PGP creator Zimmerman joins Hush

Privacy guru joins Irish startup as chief cryptographer

One of the founding fathers of modern cryptography, Phil Zimmermann -- who created PGP (Pretty Good Privacy) and thus introduced a generation of computer users to email encryption -- has left the security firm Network Associates to join Irish-based encryption startup Hushmail.

Zimmermann was at the forefront of the battle to give ordinary Internet users access to email encryption in the 1990s. When he released the first version of PGP in 1991, Zimmermann faced a three-year FBI investigation.

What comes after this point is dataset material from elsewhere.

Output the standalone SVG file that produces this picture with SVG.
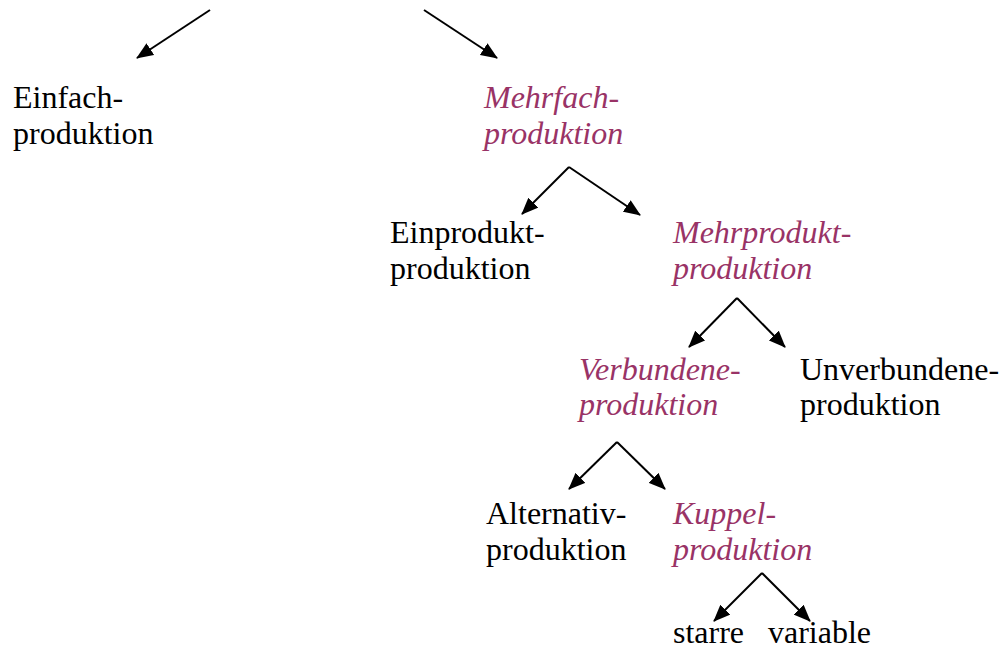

Encryption was still viewed as a threat to the US government's intelligence operations and classified military munitions.

By creating PGP and distributing it on the Internet, Zimmermann also helped widen the use of public key cryptography, developed by Whitfield Diffie and Martin Helman, which allows computer users to communicate in privacy without having to first physically exchange keys. Public key cryptography forms the basis of secure financial transactions over the Internet. Since then, Zimmermann has worked to develop an open standard for secure Internet email communications, dubbed OpenPGP.

Hush has been at the forefront of more recent developments in cryptography, including creating a free Internet-based email encryption service,

"For the past decade PGP has been the gold standard for email encryption but we've always had trouble expanding beyond the power users because of ease-of-use problems," Zimmermann said in a statement. "The OpenPGP standard will be well served by Hush's fresh approach to ease of use and its roaming capability. Further, Hush has a consistent track record of publishing its source code."

Jon Matonis, president and chief executive of Hush Communications, welcomed Zimmermann's appointment, stating: "Phil's contribution to the field of cryptography and his commitment to privacy are unrivalled."